-- BEGIN --

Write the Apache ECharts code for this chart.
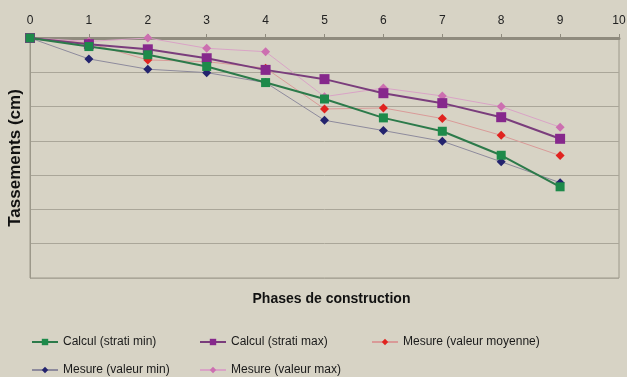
<!DOCTYPE html>
<html>
<head>
<meta charset="utf-8">
<script src="https://cdn.jsdelivr.net/npm/echarts@6/dist/echarts.min.js"></script>
<style>
  html, body { margin: 0; padding: 0; background: #d7d3c5; }
  #chart { width: 627px; height: 377px; }
</style>
</head>
<body>
<div id="chart"></div>
<script>
// Construction phases (x) and settlement values (grid units, downward)
const phases = [0, 1, 2, 3, 4, 5, 6, 7, 8, 9];
const calculStratiMin = [0, 0.25, 0.49, 0.83, 1.30, 1.78, 2.33, 2.72, 3.42, 4.34];
const calculStratiMax = [0, 0.18, 0.33, 0.59, 0.93, 1.20, 1.61, 1.90, 2.31, 2.94];
const mesureMoyenne   = [0, 0.15, 0.64, 0.69, 0.88, 2.07, 2.04, 2.35, 2.84, 3.43];
const mesureMin       = [0, 0.61, 0.91, 1.01, 1.30, 2.40, 2.70, 3.01, 3.61, 4.22];
const mesureMax       = [0, 0.10, 0.00, 0.30, 0.40, 1.71, 1.46, 1.69, 2.00, 2.60];

const pairs = arr => phases.map((p, i) => [p, arr[i]]);

const font = 'Liberation Sans, Arial, sans-serif';

function series(name, data, lineColor, markColor, symbol, size, width) {
  return {
    name, type: 'line', data: pairs(data),
    symbol, symbolSize: size,
    lineStyle: { color: lineColor, width },
    itemStyle: { color: markColor },
    emphasis: { disabled: true },
    animation: false
  };
}

const legendText = { fontFamily: font, fontSize: 12, color: '#1a1a1a' };
function legendItem(name, left, top) {
  return { left, top, itemWidth: 26, itemHeight: 8, textStyle: legendText, data: [name] };
}

const chart = echarts.init(document.getElementById('chart'));
chart.setOption({
  backgroundColor: '#d7d3c5',
  grid: {
    left: 30, right: 8, top: 38, bottom: 99, outerBoundsMode: 'none',
    show: true, borderColor: '#9c988a', borderWidth: 1, backgroundColor: 'transparent'
  },
  xAxis: {
    type: 'value', position: 'top', min: 0, max: 10, interval: 1,
    name: 'Phases de construction', nameLocation: 'middle', nameGap: -268,
    nameTextStyle: { fontFamily: font, fontSize: 14, fontWeight: 'bold', color: '#111', padding: [0, 0, 0, 14] },
    axisLine: { lineStyle: { color: '#8f8b7e', width: 3 } },
    axisTick: { show: true, length: 4, lineStyle: { color: '#8f8b7e' } },
    axisLabel: { fontFamily: font, fontSize: 12, color: '#222', margin: 11 },
    splitLine: { show: false }
  },
  yAxis: {
    type: 'value', inverse: true, min: 0, max: 7, interval: 1,
    name: 'Tassements (cm)', nameLocation: 'middle', nameGap: 6,
    nameTextStyle: { fontFamily: font, fontSize: 17, fontWeight: 'bold', color: '#111' },
    axisLine: { show: true, lineStyle: { color: '#9c988a', width: 1 } },
    axisTick: { show: false },
    axisLabel: { show: false },
    splitLine: { lineStyle: { color: '#aaa699', width: 1 } }
  },
  legend: [
    legendItem('Calcul (strati min)', 26, 331),
    legendItem('Calcul (strati max)', 194, 331),
    legendItem('Mesure (valeur moyenne)', 366, 331),
    legendItem('Mesure (valeur min)', 26, 359),
    legendItem('Mesure (valeur max)', 194, 359)
  ],
  series: [
    series('Mesure (valeur max)', mesureMax, '#d9a3c6', '#cc6fb0', 'diamond', 9, 1),
    series('Mesure (valeur moyenne)', mesureMoyenne, '#d99a98', '#e0231f', 'diamond', 9, 1),
    series('Mesure (valeur min)', mesureMin, '#8d8a9c', '#23236e', 'diamond', 9, 1),
    series('Calcul (strati max)', calculStratiMax, '#7a3d7c', '#86288c', 'rect', 10, 2),
    series('Calcul (strati min)', calculStratiMin, '#2c7a4a', '#1d8a4a', 'rect', 9, 2)
  ]
});
</script>
</body>
</html>
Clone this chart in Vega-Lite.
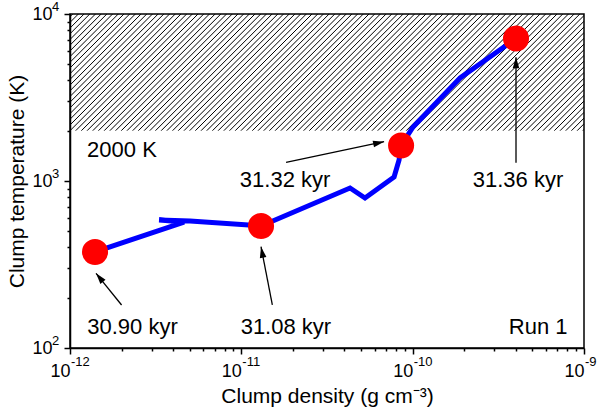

-- END --

EXERCISE DIRECTIONS » Repeat the material verbatim. Do not carry over any picture.

RESULT OF THE TASK »
Write the Apache ECharts code for this chart.
<!DOCTYPE html>
<html>
<head>
<meta charset="utf-8">
<script src="https://cdn.jsdelivr.net/npm/echarts@6/dist/echarts.min.js"></script>
<style>
  html, body { margin: 0; padding: 0; background: #d7d3c5; }
  #chart { width: 627px; height: 377px; }
</style>
</head>
<body>
<div id="chart"></div>
<script>
// Construction phases (x) and settlement values (grid units, downward)
const phases = [0, 1, 2, 3, 4, 5, 6, 7, 8, 9];
const calculStratiMin = [0, 0.25, 0.49, 0.83, 1.30, 1.78, 2.33, 2.72, 3.42, 4.34];
const calculStratiMax = [0, 0.18, 0.33, 0.59, 0.93, 1.20, 1.61, 1.90, 2.31, 2.94];
const mesureMoyenne   = [0, 0.15, 0.64, 0.69, 0.88, 2.07, 2.04, 2.35, 2.84, 3.43];
const mesureMin       = [0, 0.61, 0.91, 1.01, 1.30, 2.40, 2.70, 3.01, 3.61, 4.22];
const mesureMax       = [0, 0.10, 0.00, 0.30, 0.40, 1.71, 1.46, 1.69, 2.00, 2.60];

const pairs = arr => phases.map((p, i) => [p, arr[i]]);

const font = 'Liberation Sans, Arial, sans-serif';

function series(name, data, lineColor, markColor, symbol, size, width) {
  return {
    name, type: 'line', data: pairs(data),
    symbol, symbolSize: size,
    lineStyle: { color: lineColor, width },
    itemStyle: { color: markColor },
    emphasis: { disabled: true },
    animation: false
  };
}

const legendText = { fontFamily: font, fontSize: 12, color: '#1a1a1a' };
function legendItem(name, left, top) {
  return { left, top, itemWidth: 26, itemHeight: 8, textStyle: legendText, data: [name] };
}

const chart = echarts.init(document.getElementById('chart'));
chart.setOption({
  backgroundColor: '#d7d3c5',
  grid: {
    left: 30, right: 8, top: 38, bottom: 99, outerBoundsMode: 'none',
    show: true, borderColor: '#9c988a', borderWidth: 1, backgroundColor: 'transparent'
  },
  xAxis: {
    type: 'value', position: 'top', min: 0, max: 10, interval: 1,
    name: 'Phases de construction', nameLocation: 'middle', nameGap: -268,
    nameTextStyle: { fontFamily: font, fontSize: 14, fontWeight: 'bold', color: '#111', padding: [0, 0, 0, 14] },
    axisLine: { lineStyle: { color: '#8f8b7e', width: 3 } },
    axisTick: { show: true, length: 4, lineStyle: { color: '#8f8b7e' } },
    axisLabel: { fontFamily: font, fontSize: 12, color: '#222', margin: 11 },
    splitLine: { show: false }
  },
  yAxis: {
    type: 'value', inverse: true, min: 0, max: 7, interval: 1,
    name: 'Tassements (cm)', nameLocation: 'middle', nameGap: 6,
    nameTextStyle: { fontFamily: font, fontSize: 17, fontWeight: 'bold', color: '#111' },
    axisLine: { show: true, lineStyle: { color: '#9c988a', width: 1 } },
    axisTick: { show: false },
    axisLabel: { show: false },
    splitLine: { lineStyle: { color: '#aaa699', width: 1 } }
  },
  legend: [
    legendItem('Calcul (strati min)', 26, 331),
    legendItem('Calcul (strati max)', 194, 331),
    legendItem('Mesure (valeur moyenne)', 366, 331),
    legendItem('Mesure (valeur min)', 26, 359),
    legendItem('Mesure (valeur max)', 194, 359)
  ],
  series: [
    series('Mesure (valeur max)', mesureMax, '#d9a3c6', '#cc6fb0', 'diamond', 9, 1),
    series('Mesure (valeur moyenne)', mesureMoyenne, '#d99a98', '#e0231f', 'diamond', 9, 1),
    series('Mesure (valeur min)', mesureMin, '#8d8a9c', '#23236e', 'diamond', 9, 1),
    series('Calcul (strati max)', calculStratiMax, '#7a3d7c', '#86288c', 'rect', 10, 2),
    series('Calcul (strati min)', calculStratiMin, '#2c7a4a', '#1d8a4a', 'rect', 9, 2)
  ]
});
</script>
</body>
</html>
Clone this chart in Vega-Lite.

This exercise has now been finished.